Make an exact copy of all the entries, with the pictures left out.

Lines of data
-- Begin --
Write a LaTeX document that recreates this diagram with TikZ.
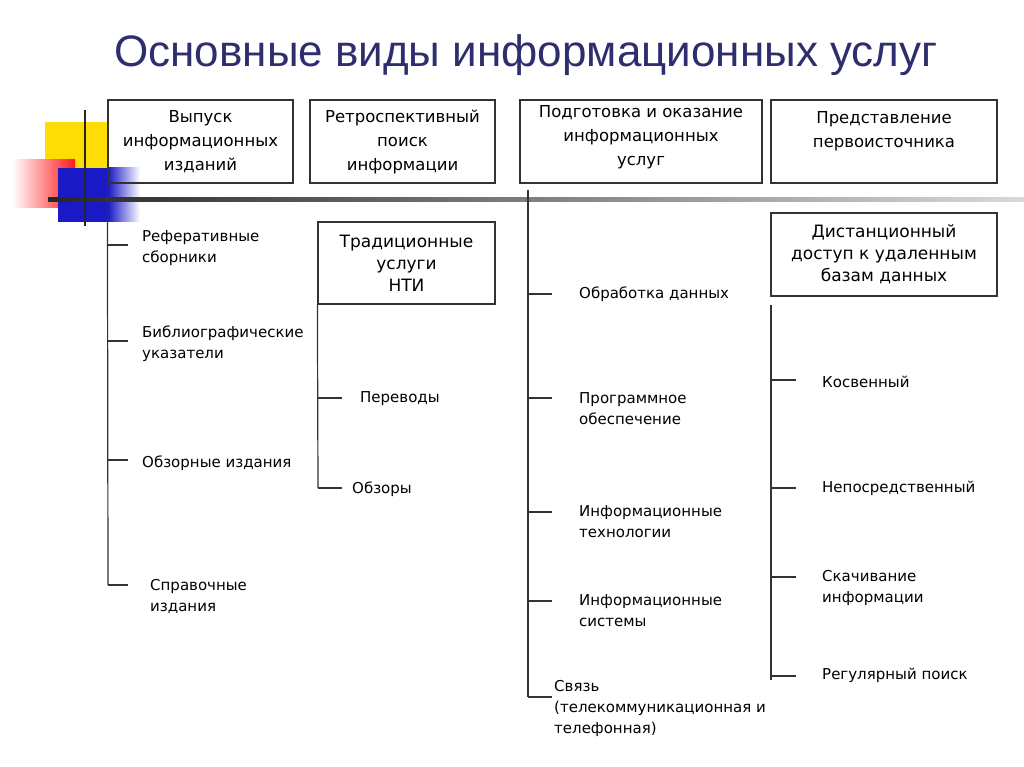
\documentclass[tikz,border=0pt]{standalone}
\usepackage{fontspec}
\setmainfont{DejaVu Sans}
\newfontfamily\titlefont{Liberation Sans}
\begin{document}
\begin{tikzpicture}[x=1pt,y=-1pt,
 hbox/.style={draw=black!80,line width=1.2pt,minimum width=#1,align=center,inner sep=0pt,font=\fontsize{16.5}{24}\selectfont},
 item/.style={anchor=west,align=left,font=\fontsize{15}{21}\selectfont,inner sep=0pt},
 ln/.style={draw=black!80,line width=1.2pt}]
\useasboundingbox (0,0) rectangle (1024,767);
% decoration
\fill[yellow!80!orange] (45,122) rectangle (108,170);
\shade[left color=white,right color=red!90] (12,160) rectangle (75,208);
\fill[blue!75!black!90] (58,168) rectangle (108,222);
\shade[left color=blue!75!black!90,right color=white] (108,168) rectangle (140,222);
\shade[left color=black!85,right color=black!15] (48,198) rectangle (1024,202);
\draw[black!85,line width=2.5pt] (85,110) -- (85,226);
\node (t) at (526,55) {\titlefont\fontsize{44}{50}\selectfont\color[HTML]{2E2E6E}Основные виды информационных услуг};
% top boxes
\node[hbox=185pt,minimum height=83pt] (b1) at (200.5,141.5) {Выпуск\\информационных\\изданий};
\node[hbox=185pt,minimum height=83pt] (b2) at (402.5,141.5) {Ретроспективный\\поиск\\информации};
\node[hbox=242pt,minimum height=83pt,text depth=12pt] (b3) at (641,141.5) {Подготовка и оказание\\информационных\\услуг};
\node[hbox=226pt,minimum height=83pt,text depth=24pt] (b4) at (884,141.5) {Представление\\первоисточника};
\node[hbox=177pt,minimum height=82pt,font=\fontsize{17}{22}\selectfont] (b5) at (406.5,263) {Традиционные\\услуги\\НТИ};
\node[hbox=226pt,minimum height=83pt,font=\fontsize{17}{22}\selectfont] (b6) at (884,254.5) {Дистанционный\\доступ к удаленным\\базам данных};
% column 1
\coordinate (c1e) at (108,585);
\draw[ln] (b1.south west) -- (c1e);
\foreach \y/\t/\x in {248/{Реферативные\\сборники}/142,344/{Библиографические\\указатели}/142,463/{Обзорные издания}/142,596/{Справочные\\издания}/150}{
 \coordinate (k) at (108,\y);
 \draw[ln] (k) ++(0,\ifdim\y pt=596pt -11\else -3\fi) -- ++(20,0);
 \node[item] at (\x,\y) {\t};}
% column 2
\draw[ln] (b5.south west) -- (318,488);
\draw[ln] (318,398) -- (342,398);
\draw[ln] (318,488) -- (342,488);
\node[item] (p1) at (360,399) {Переводы};
\node[item] (p2) at (352,489) {Обзоры};
% column 3
\draw[ln] (528,190) -- (528,697);
\foreach \y/\t/\yy in {294/{Обработка данных}/294,398/{Программное\\обеспечение}/409,512/{Информационные\\технологии}/522,601/{Информационные\\системы}/611}{
 \draw[ln] (528,\y) -- (552,\y);
 \node[item] at (579,\yy) {\t};}
\draw[ln] (528,697) -- (552,697);
\node[item,anchor=north west] at (554,680) {Связь\\(телекоммуникационная и\\телефонная)};
% column 4
\draw[ln] (771,305) -- (771,680);
\foreach \y/\t/\yy in {380/{Косвенный}/382,488/{Непосредственный}/488,577/{Скачивание\\информации}/588,676/{Регулярный поиск}/675}{
 \draw[ln] (771,\y) -- (796,\y);
 \node[item] at (822,\yy) {\t};}
\end{tikzpicture}
\end{document}
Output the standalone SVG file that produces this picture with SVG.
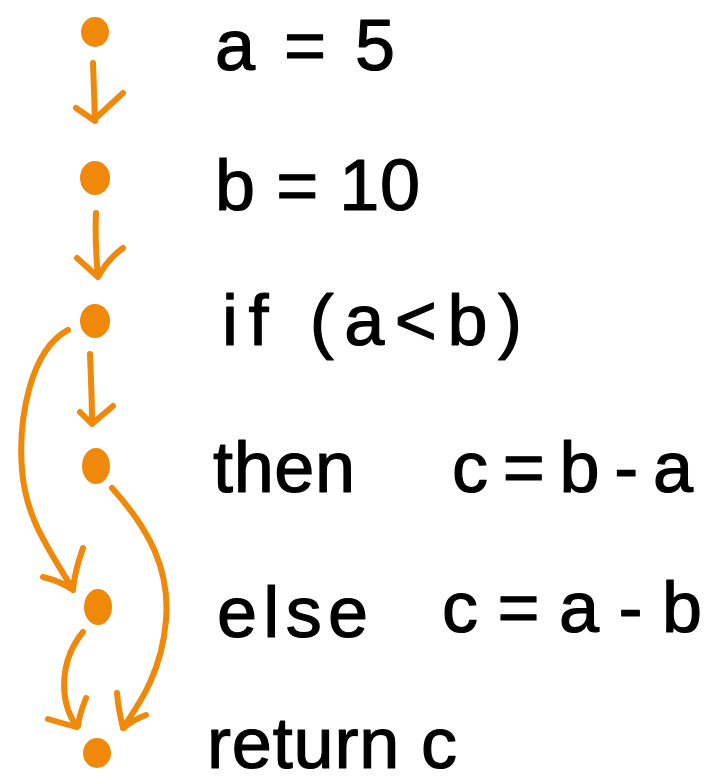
-- End --
▶ _PROBLEM SOLUTION_:
Write a LaTeX document that recreates this diagram with TikZ.
\documentclass[tikz,border=0pt]{standalone}
\usepackage{fontspec}
\setmainfont{DejaVu Sans}
\newfontfamily\titlefont{Liberation Sans}
\begin{document}
\begin{tikzpicture}[x=1pt,y=-1pt,
 hbox/.style={draw=black!80,line width=1.2pt,minimum width=#1,align=center,inner sep=0pt,font=\fontsize{16.5}{24}\selectfont},
 item/.style={anchor=west,align=left,font=\fontsize{15}{21}\selectfont,inner sep=0pt},
 ln/.style={draw=black!80,line width=1.2pt}]
\useasboundingbox (0,0) rectangle (1024,767);
% decoration
\fill[yellow!80!orange] (45,122) rectangle (108,170);
\shade[left color=white,right color=red!90] (12,160) rectangle (75,208);
\fill[blue!75!black!90] (58,168) rectangle (108,222);
\shade[left color=blue!75!black!90,right color=white] (108,168) rectangle (140,222);
\shade[left color=black!85,right color=black!15] (48,198) rectangle (1024,202);
\draw[black!85,line width=2.5pt] (85,110) -- (85,226);
\node (t) at (526,55) {\titlefont\fontsize{44}{50}\selectfont\color[HTML]{2E2E6E}Основные виды информационных услуг};
% top boxes
\node[hbox=185pt,minimum height=83pt] (b1) at (200.5,141.5) {Выпуск\\информационных\\изданий};
\node[hbox=185pt,minimum height=83pt] (b2) at (402.5,141.5) {Ретроспективный\\поиск\\информации};
\node[hbox=242pt,minimum height=83pt,text depth=12pt] (b3) at (641,141.5) {Подготовка и оказание\\информационных\\услуг};
\node[hbox=226pt,minimum height=83pt,text depth=24pt] (b4) at (884,141.5) {Представление\\первоисточника};
\node[hbox=177pt,minimum height=82pt,font=\fontsize{17}{22}\selectfont] (b5) at (406.5,263) {Традиционные\\услуги\\НТИ};
\node[hbox=226pt,minimum height=83pt,font=\fontsize{17}{22}\selectfont] (b6) at (884,254.5) {Дистанционный\\доступ к удаленным\\базам данных};
% column 1
\coordinate (c1e) at (108,585);
\draw[ln] (b1.south west) -- (c1e);
\foreach \y/\t/\x in {248/{Реферативные\\сборники}/142,344/{Библиографические\\указатели}/142,463/{Обзорные издания}/142,596/{Справочные\\издания}/150}{
 \coordinate (k) at (108,\y);
 \draw[ln] (k) ++(0,\ifdim\y pt=596pt -11\else -3\fi) -- ++(20,0);
 \node[item] at (\x,\y) {\t};}
% column 2
\draw[ln] (b5.south west) -- (318,488);
\draw[ln] (318,398) -- (342,398);
\draw[ln] (318,488) -- (342,488);
\node[item] (p1) at (360,399) {Переводы};
\node[item] (p2) at (352,489) {Обзоры};
% column 3
\draw[ln] (528,190) -- (528,697);
\foreach \y/\t/\yy in {294/{Обработка данных}/294,398/{Программное\\обеспечение}/409,512/{Информационные\\технологии}/522,601/{Информационные\\системы}/611}{
 \draw[ln] (528,\y) -- (552,\y);
 \node[item] at (579,\yy) {\t};}
\draw[ln] (528,697) -- (552,697);
\node[item,anchor=north west] at (554,680) {Связь\\(телекоммуникационная и\\телефонная)};
% column 4
\draw[ln] (771,305) -- (771,680);
\foreach \y/\t/\yy in {380/{Косвенный}/382,488/{Непосредственный}/488,577/{Скачивание\\информации}/588,676/{Регулярный поиск}/675}{
 \draw[ln] (771,\y) -- (796,\y);
 \node[item] at (822,\yy) {\t};}
\end{tikzpicture}
\end{document}
Output the standalone SVG file that produces this picture with SVG.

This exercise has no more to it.